The latest sky-fairyist to take a snipe at Coyne is New York Times columnist Ross Douthat. Being a Catholic, Douthat takes issue with Coyne’s blog post eviscerating the Christian doctrine of Adam and Eve being the first humans and thus the progenitors of us all. But Coyne’s scientific debunking of that myth wasn’t what made Douthat go “tsk tsk”. No, what Douthat objected to was Coyne’s inability to see the Adam and Eve story as a metaphor. It’s supposed to be viewed through the lens of ‘sophisticated theology’, not taken literally! Simplistic atheists like Coyne misrepresent the subtleties of Christianity by painting all believers as Biblical literalists, Douthat squawks. To these protestations, Coyne responds:

I don’t insist on a view of “true” religion as a literal reading of scripture, whether it be the Bible, the Qur’an, or any other holy book.

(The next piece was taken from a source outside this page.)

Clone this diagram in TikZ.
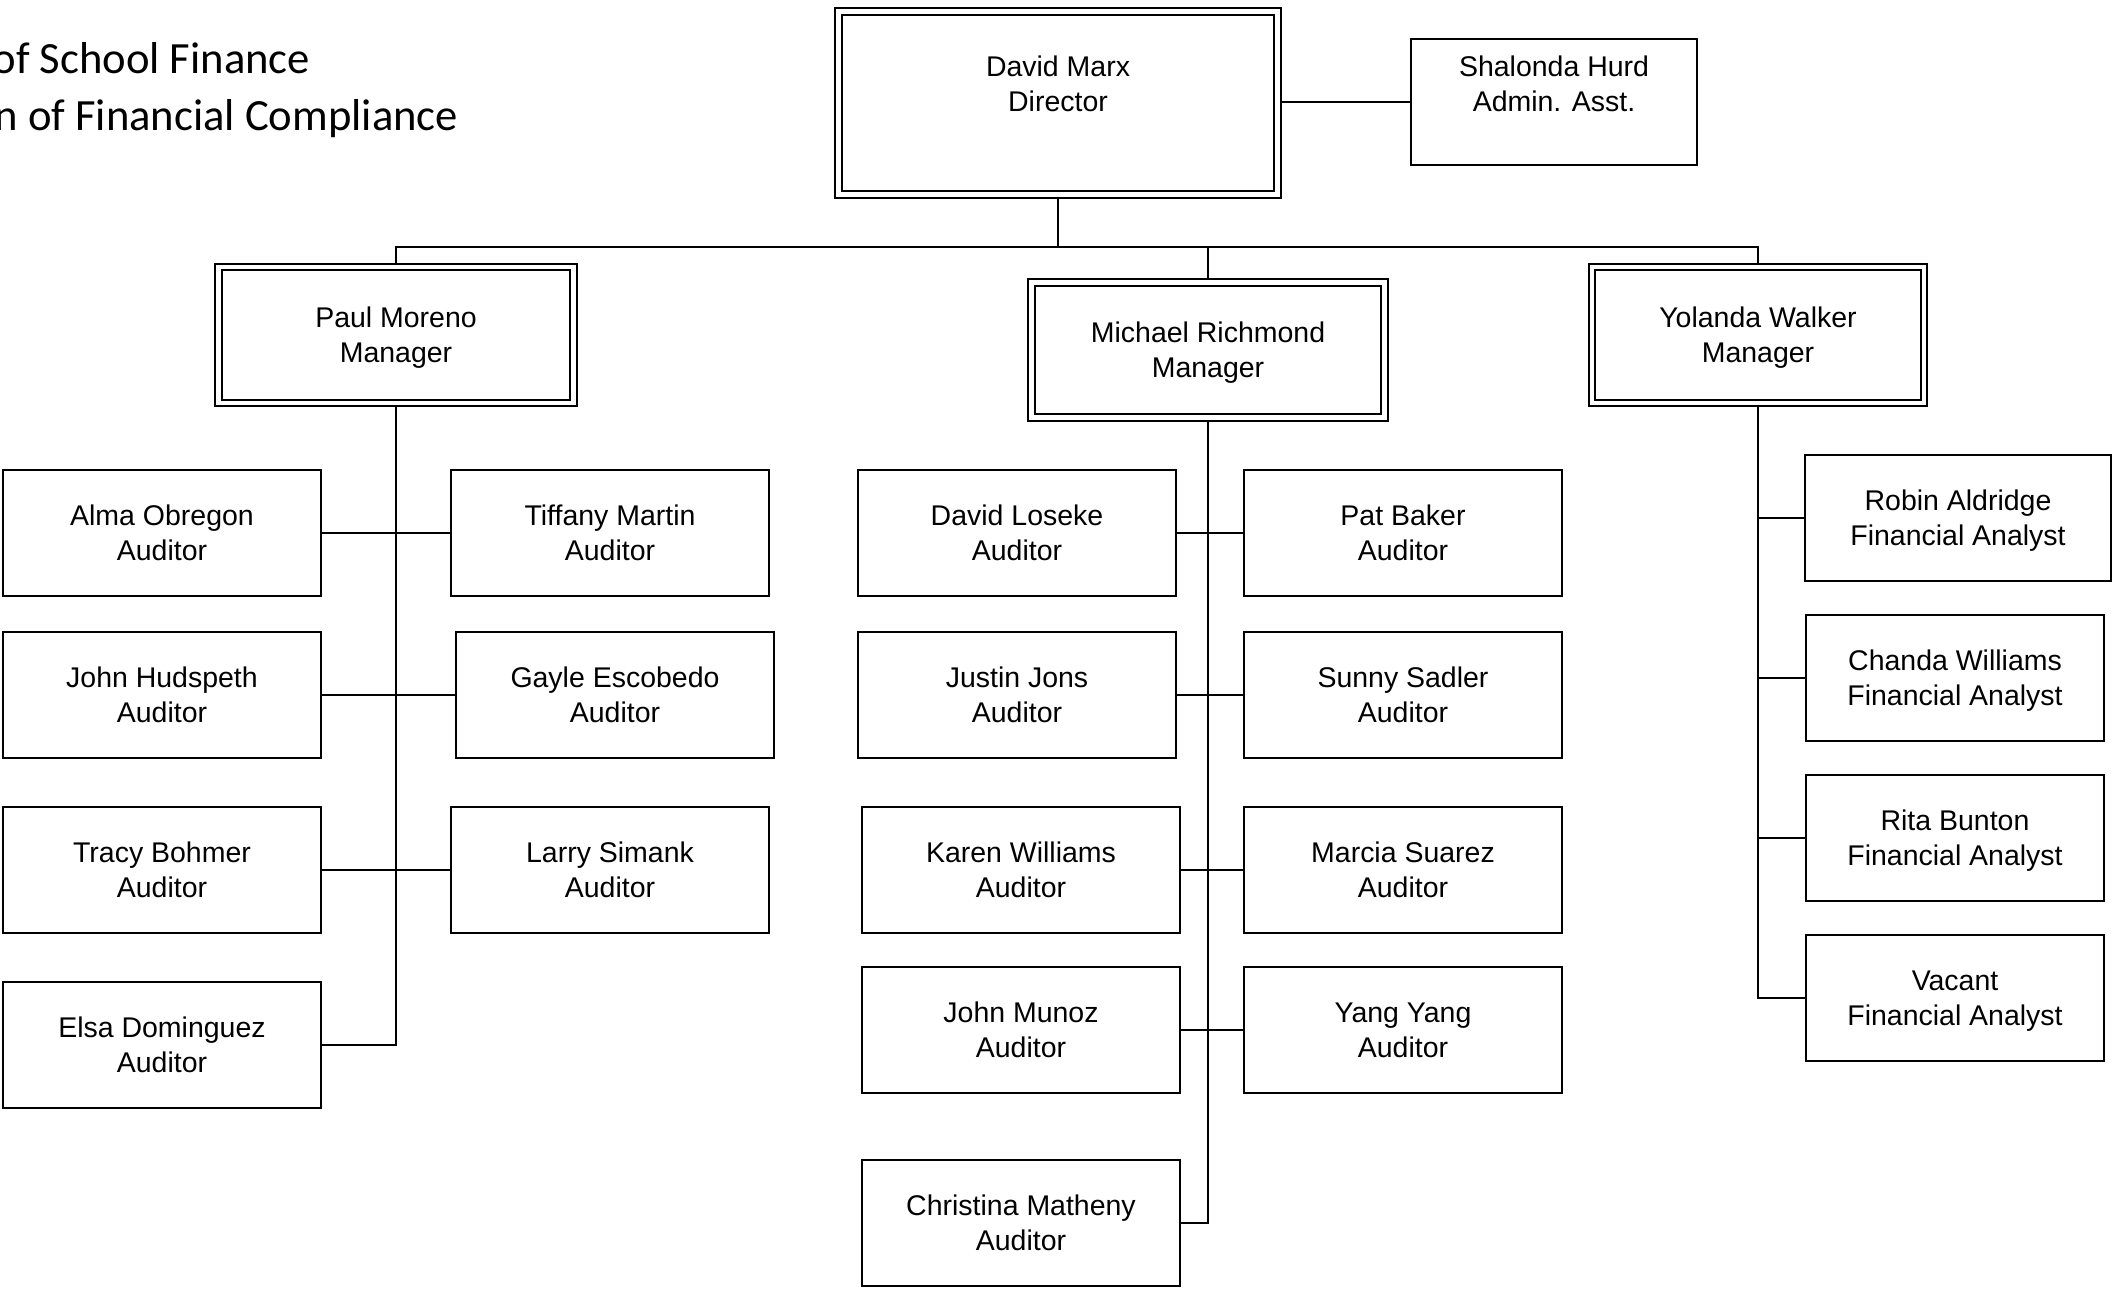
\documentclass[tikz,border=0pt]{standalone}
\usepackage{fontspec}
\setmainfont{Liberation Sans}
\newfontfamily\titlefont{Carlito}

\begin{document}
\begin{tikzpicture}[x=0.01cm,y=-0.01cm,
  every node/.style={font=\fontsize{8.1}{10}\selectfont, align=center, inner sep=0pt, text depth=0pt},
  boss/.style={draw, line width=0.57pt, double, double distance=1.33pt, outer sep=1.2pt},
  staff/.style={draw, line width=0.57pt, minimum width=3.17cm, minimum height=1.26cm},
  analyst/.style={staff, minimum width=2.98cm},
  link/.style={line width=0.57pt}]
 \useasboundingbox (0,0) rectangle (2113,1289);
%Title
 \node[anchor=base east, font=\titlefont\fontsize{12.7}{16}\selectfont] (title1) at (311,74) {of School Finance};
 \node[anchor=base east, font=\titlefont\fontsize{12.7}{16}\selectfont] (title2) at (459,131) {n of Financial Compliance};
%Director and assistant
 \node[boss, minimum width=4.39cm, minimum height=1.83cm] (marx) at (1058,103) {};
 \node (marxtxt) at (1058,84) {David Marx\\Director};
 \node[staff, minimum width=2.86cm] (hurd) at (1554,102) {};
 \node (hurdtxt) at (1554,84) {Shalonda Hurd\\Admin. Asst.};
%Managers
 \node[boss, minimum width=3.55cm, minimum height=1.36cm] (moreno) at (396,335) {Paul Moreno\\Manager};
 \node[boss, minimum width=3.53cm, minimum height=1.35cm] (richmond) at (1208,350) {Michael Richmond\\Manager};
 \node[boss, minimum width=3.32cm, minimum height=1.36cm] (walker) at (1758,335) {Yolanda Walker\\Manager};
%Moreno group
 \node[staff] (obregon) at (162,533) {Alma Obregon\\Auditor};
 \node[staff] (hudspeth) at (162,695) {John Hudspeth\\Auditor};
 \node[staff] (bohmer) at (162,870) {Tracy Bohmer\\Auditor};
 \node[staff] (dominguez) at (162,1045) {Elsa Dominguez\\Auditor};
 \node[staff] (martin) at (610,533) {Tiffany Martin\\Auditor};
 \node[staff] (escobedo) at (615,695) {Gayle Escobedo\\Auditor};
 \node[staff] (simank) at (610,870) {Larry Simank\\Auditor};
%Richmond group
 \node[staff] (loseke) at (1017,533) {David Loseke\\Auditor};
 \node[staff] (jons) at (1017,695) {Justin Jons\\Auditor};
 \node[staff] (kwilliams) at (1021,870) {Karen Williams\\Auditor};
 \node[staff] (munoz) at (1021,1030) {John Munoz\\Auditor};
 \node[staff] (matheny) at (1021,1223) {Christina Matheny\\Auditor};
 \node[staff] (baker) at (1403,533) {Pat Baker\\Auditor};
 \node[staff] (sadler) at (1403,695) {Sunny Sadler\\Auditor};
 \node[staff] (suarez) at (1403,870) {Marcia Suarez\\Auditor};
 \node[staff] (yang) at (1403,1030) {Yang Yang\\Auditor};
%Walker group
 \node[analyst, minimum width=3.05cm] (aldridge) at (1958,518) {Robin Aldridge\\Financial Analyst};
 \node[analyst] (cwilliams) at (1955,678) {Chanda Williams\\Financial Analyst};
 \node[analyst] (bunton) at (1955,838) {Rita Bunton\\Financial Analyst};
 \node[analyst] (vacant) at (1955,998) {Vacant\\Financial Analyst};
%Lines
 \coordinate (bus) at (1058,247);
 \draw[link] (marx.south) -- (bus);
 \draw[link] (hurd.west) -- (hurd.west -| marx.east);
 \draw[link] (moreno.north) |- (bus) -| (walker.north);
 \draw[link] (richmond.north) -- (richmond.north |- bus);
 %Moreno
 \draw[link] (moreno.south) |- (dominguez.east);
 \draw[link] (obregon.east) -- (martin.west);
 \draw[link] (hudspeth.east) -- (escobedo.west);
 \draw[link] (bohmer.east) -- (simank.west);
 %Richmond
 \draw[link] (richmond.south) |- (matheny.east);
 \draw[link] (loseke.east) -- (baker.west);
 \draw[link] (jons.east) -- (sadler.west);
 \draw[link] (kwilliams.east) -- (suarez.west);
 \draw[link] (munoz.east) -- (yang.west);
 %Walker
 \draw[link] (walker.south) |- (vacant.west);
 \foreach \n in {aldridge,cwilliams,bunton}
   \draw[link] (\n.west) -- (\n.west -| walker.south);
\end{tikzpicture}
\end{document}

What I insist on is that those people who see some parts of scripture as metaphor, and others as true, kindly inform us how they know the difference.

Indeed, how do religionists know which bits of their sacred texts are to be taken as fact and which are to be read as metaphor? Could it be that they don’t actually have an objective method to make that discrimination? That they just make up the rules as they go along?

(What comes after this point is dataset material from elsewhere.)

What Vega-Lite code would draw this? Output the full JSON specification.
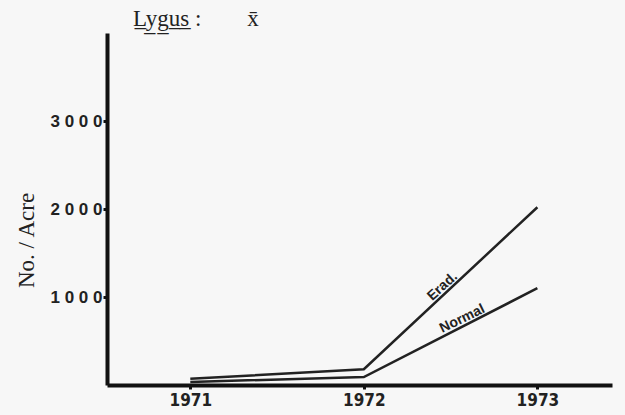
{
  "$schema": "https://vega.github.io/schema/vega-lite/v6.json",
  "autosize": "none",
  "width": 505,
  "height": 352,
  "padding": {"left": 107, "top": 33, "right": 13, "bottom": 30},
  "background": "#f7f7f7",
  "config": {"view": {"stroke": null}},
  "title": {
    "text": "L̲y̲g̲u̲s̲ :\u00a0\u00a0\u00a0\u00a0\u00a0\u00a0\u00a0\u00a0x̄",
    "anchor": "start",
    "frame": "group",
    "dx": 26,
    "offset": 2,
    "font": "Liberation Serif",
    "fontSize": 23,
    "fontWeight": "normal",
    "color": "#222"
  },
  "datasets": {
    "lines": [
      {"year": 1971, "value": 70, "series": "Erad."},
      {"year": 1972, "value": 180, "series": "Erad."},
      {"year": 1973, "value": 2020, "series": "Erad."},
      {"year": 1971, "value": 35, "series": "Normal"},
      {"year": 1972, "value": 90, "series": "Normal"},
      {"year": 1973, "value": 1100, "series": "Normal"}
    ],
    "labels": [
      {"year": 1972.48, "value": 1060, "label": "Erad.", "angle": -42},
      {"year": 1972.585, "value": 681, "label": "Normal", "angle": -26}
    ]
  },
  "layer": [
    {
      "data": {"name": "lines"},
      "mark": {"type": "line", "color": "#222", "strokeWidth": 2.5},
      "encoding": {
        "x": {
          "field": "year", "type": "quantitative",
          "scale": {"domain": [1970.52, 1973.43], "nice": false, "zero": false},
          "axis": {
            "values": [1971, 1972, 1973], "format": "d", "title": null, "grid": false,
            "domainWidth": 4, "domainColor": "#111", "tickColor": "#111", "tickWidth": 3, "tickSize": 4,
            "labelFont": "DejaVu Sans Condensed", "labelFontSize": 17, "labelFontWeight": "bold",
            "labelColor": "#222", "labelPadding": 3
          }
        },
        "y": {
          "field": "value", "type": "quantitative",
          "scale": {"domain": [0, 4000], "nice": false},
          "axis": {
            "values": [1000, 2000, 3000], "format": "d", "grid": false, "title": "No. / Acre",
            "domainWidth": 4, "domainColor": "#111", "tickColor": "#111", "tickWidth": 3, "tickSize": 4,
            "labelFont": "Liberation Sans", "labelFontSize": 17, "labelFontWeight": "bold",
            "labelColor": "#222", "labelPadding": 1,
            "labelExpr": "replace(datum.label, regexp('(\\\\d)(?=\\\\d)', 'g'), '$1 ')",
            "titleFont": "Liberation Serif", "titleFontSize": 23, "titleFontWeight": "normal",
            "titleColor": "#222", "titleX": -69, "titleY": 207, "titleAngle": 270
          }
        },
        "detail": {"field": "series"}
      }
    },
    {
      "data": {"name": "labels"},
      "mark": {"type": "text", "font": "Liberation Sans", "fontSize": 14, "fontWeight": "bold", "color": "#222", "baseline": "bottom"},
      "encoding": {
        "x": {"field": "year", "type": "quantitative"},
        "y": {"field": "value", "type": "quantitative"},
        "text": {"field": "label"},
        "angle": {"field": "angle", "type": "quantitative", "scale": null}
      }
    }
  ]
}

Religion: the original Calvinball


Fallible readers of supposedly infallible books are necessarily going to come up with faulty, inconsistent, contradictory interpretations. Coyne gives the best description of the Bible that I’ve ever come across. It’s accurate, fair, and unsparing.

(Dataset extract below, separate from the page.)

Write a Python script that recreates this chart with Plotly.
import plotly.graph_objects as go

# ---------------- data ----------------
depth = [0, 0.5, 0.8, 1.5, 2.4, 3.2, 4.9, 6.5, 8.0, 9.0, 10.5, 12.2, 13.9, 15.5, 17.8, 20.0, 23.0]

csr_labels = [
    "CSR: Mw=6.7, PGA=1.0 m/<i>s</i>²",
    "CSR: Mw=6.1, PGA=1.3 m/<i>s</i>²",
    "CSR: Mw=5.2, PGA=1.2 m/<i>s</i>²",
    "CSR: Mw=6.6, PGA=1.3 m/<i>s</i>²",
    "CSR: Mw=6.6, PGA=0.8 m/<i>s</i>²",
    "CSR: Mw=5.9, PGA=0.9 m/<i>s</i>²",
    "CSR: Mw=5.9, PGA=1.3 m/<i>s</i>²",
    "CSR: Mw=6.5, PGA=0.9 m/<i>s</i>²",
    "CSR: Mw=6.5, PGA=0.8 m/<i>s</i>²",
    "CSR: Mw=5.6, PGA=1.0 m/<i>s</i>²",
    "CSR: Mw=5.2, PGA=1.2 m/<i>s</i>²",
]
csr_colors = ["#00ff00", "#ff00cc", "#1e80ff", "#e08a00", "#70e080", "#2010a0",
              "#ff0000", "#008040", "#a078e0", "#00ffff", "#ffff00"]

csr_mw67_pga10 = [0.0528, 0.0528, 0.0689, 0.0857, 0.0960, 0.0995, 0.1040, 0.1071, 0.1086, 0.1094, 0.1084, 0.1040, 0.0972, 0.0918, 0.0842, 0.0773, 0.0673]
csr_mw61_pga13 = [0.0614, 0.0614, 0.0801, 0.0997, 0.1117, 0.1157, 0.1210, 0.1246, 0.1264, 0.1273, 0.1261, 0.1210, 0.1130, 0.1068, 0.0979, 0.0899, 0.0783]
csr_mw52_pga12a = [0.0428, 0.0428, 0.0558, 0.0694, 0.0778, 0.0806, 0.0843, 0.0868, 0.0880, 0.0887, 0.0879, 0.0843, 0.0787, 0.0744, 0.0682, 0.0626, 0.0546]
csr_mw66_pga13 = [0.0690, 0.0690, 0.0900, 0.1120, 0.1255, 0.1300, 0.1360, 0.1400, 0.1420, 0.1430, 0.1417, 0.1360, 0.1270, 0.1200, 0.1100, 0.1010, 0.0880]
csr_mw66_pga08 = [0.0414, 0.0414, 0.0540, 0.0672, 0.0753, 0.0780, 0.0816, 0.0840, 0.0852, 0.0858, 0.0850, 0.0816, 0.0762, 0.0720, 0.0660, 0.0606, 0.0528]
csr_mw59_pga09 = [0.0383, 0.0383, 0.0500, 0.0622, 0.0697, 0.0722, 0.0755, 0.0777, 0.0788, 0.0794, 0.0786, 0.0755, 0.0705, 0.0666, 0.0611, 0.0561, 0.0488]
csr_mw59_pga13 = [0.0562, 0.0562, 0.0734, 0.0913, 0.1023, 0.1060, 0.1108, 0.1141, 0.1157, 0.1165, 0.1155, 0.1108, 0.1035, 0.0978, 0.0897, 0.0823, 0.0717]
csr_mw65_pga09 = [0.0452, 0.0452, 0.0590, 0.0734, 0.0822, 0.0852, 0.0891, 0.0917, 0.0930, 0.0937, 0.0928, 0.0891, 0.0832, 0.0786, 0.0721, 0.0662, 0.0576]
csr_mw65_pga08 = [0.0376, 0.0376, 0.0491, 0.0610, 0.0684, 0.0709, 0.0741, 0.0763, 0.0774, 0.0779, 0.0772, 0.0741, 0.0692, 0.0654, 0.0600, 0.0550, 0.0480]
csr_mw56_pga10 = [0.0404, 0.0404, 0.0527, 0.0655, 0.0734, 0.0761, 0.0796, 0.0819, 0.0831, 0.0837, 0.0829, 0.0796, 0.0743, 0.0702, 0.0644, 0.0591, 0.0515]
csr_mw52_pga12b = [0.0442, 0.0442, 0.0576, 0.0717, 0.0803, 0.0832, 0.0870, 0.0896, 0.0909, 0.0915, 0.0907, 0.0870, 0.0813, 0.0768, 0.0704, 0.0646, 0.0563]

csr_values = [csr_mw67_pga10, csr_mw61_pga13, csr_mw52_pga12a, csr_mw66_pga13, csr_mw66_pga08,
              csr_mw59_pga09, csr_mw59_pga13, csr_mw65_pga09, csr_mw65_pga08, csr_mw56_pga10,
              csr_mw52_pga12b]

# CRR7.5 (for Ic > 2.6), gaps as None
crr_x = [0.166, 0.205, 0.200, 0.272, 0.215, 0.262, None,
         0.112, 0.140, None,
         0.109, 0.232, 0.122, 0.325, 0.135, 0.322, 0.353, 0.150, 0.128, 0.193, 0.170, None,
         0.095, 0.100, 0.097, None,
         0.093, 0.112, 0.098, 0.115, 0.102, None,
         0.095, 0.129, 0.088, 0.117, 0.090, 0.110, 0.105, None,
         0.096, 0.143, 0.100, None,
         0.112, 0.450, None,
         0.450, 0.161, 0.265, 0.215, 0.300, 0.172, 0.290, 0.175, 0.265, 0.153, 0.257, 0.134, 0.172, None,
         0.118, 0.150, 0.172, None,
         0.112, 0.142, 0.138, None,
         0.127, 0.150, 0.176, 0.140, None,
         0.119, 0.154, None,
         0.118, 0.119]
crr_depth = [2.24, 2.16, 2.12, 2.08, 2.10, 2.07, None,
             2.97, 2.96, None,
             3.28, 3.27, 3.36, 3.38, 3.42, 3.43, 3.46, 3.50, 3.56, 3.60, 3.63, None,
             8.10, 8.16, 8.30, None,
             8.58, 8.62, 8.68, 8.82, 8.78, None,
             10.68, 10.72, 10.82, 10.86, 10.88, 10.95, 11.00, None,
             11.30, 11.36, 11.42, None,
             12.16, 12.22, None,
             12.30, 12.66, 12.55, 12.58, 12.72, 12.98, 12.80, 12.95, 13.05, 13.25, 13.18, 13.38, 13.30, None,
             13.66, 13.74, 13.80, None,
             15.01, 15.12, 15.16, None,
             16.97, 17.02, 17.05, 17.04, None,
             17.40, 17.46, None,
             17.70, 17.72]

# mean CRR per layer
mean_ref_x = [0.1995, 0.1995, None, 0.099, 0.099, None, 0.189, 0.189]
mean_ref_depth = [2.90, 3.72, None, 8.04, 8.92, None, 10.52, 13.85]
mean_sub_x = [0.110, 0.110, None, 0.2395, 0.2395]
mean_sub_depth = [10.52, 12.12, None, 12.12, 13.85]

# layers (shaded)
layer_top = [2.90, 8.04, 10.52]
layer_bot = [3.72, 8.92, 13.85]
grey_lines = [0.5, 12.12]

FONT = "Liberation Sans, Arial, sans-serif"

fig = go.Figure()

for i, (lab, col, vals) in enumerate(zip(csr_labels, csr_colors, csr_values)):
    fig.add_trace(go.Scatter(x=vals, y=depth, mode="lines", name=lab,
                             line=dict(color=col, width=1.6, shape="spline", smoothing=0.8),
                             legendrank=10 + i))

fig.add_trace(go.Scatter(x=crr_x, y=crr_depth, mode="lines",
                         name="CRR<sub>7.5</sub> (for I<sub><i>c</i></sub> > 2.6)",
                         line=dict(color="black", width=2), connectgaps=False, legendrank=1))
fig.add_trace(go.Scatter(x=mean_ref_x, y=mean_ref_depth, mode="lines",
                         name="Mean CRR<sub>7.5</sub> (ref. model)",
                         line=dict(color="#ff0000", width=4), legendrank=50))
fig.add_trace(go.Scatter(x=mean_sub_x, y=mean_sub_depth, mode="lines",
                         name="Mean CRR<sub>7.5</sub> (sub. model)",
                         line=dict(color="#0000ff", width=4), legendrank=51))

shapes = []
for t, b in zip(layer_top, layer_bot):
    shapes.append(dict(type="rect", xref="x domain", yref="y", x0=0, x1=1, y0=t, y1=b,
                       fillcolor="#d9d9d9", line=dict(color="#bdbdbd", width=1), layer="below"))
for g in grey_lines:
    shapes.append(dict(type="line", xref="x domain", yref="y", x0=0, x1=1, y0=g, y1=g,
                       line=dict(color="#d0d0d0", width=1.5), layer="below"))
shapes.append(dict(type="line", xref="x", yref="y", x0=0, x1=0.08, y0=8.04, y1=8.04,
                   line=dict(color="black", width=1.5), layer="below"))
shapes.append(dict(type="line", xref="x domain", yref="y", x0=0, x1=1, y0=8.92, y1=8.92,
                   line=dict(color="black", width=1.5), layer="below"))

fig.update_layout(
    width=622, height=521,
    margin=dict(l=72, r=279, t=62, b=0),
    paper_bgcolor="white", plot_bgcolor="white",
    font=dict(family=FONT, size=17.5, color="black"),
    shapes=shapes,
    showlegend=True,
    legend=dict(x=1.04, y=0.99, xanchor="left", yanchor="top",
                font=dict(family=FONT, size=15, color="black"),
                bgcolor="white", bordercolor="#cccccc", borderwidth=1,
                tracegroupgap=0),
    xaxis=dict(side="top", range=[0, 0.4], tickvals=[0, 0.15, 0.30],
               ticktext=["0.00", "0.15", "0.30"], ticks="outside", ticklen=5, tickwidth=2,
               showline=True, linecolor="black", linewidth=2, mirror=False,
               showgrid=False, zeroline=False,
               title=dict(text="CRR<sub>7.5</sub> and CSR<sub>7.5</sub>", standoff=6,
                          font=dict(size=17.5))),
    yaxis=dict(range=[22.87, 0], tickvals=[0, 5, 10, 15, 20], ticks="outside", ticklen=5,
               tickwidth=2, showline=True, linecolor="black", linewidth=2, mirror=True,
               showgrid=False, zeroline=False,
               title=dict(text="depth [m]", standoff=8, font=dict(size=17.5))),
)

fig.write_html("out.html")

The Bible is a jerry-rigged, sloppily-edited, largely fabricated, and palpably incomplete collection of oral traditions and myths, once intended to be the best explanation for the origins of our species, but now to be regarded merely as a quaint and occasionally enjoyable origin fable related by ignorant and relatively isolated primitive ancestors. It’s a palimpsest that is largely fictional, a story reworked many times, but based on our ancestors’ best understanding of how we came about. It’s simply a myth, no truer than the many myths, religious or otherwise, that preceded it. Embedded in it are some good moral lessons, but also many bad moral lessons. And the “good” morality doesn’t come from God, but was simply worked into the fairy tale by those who adhered to that morality for secular reasons.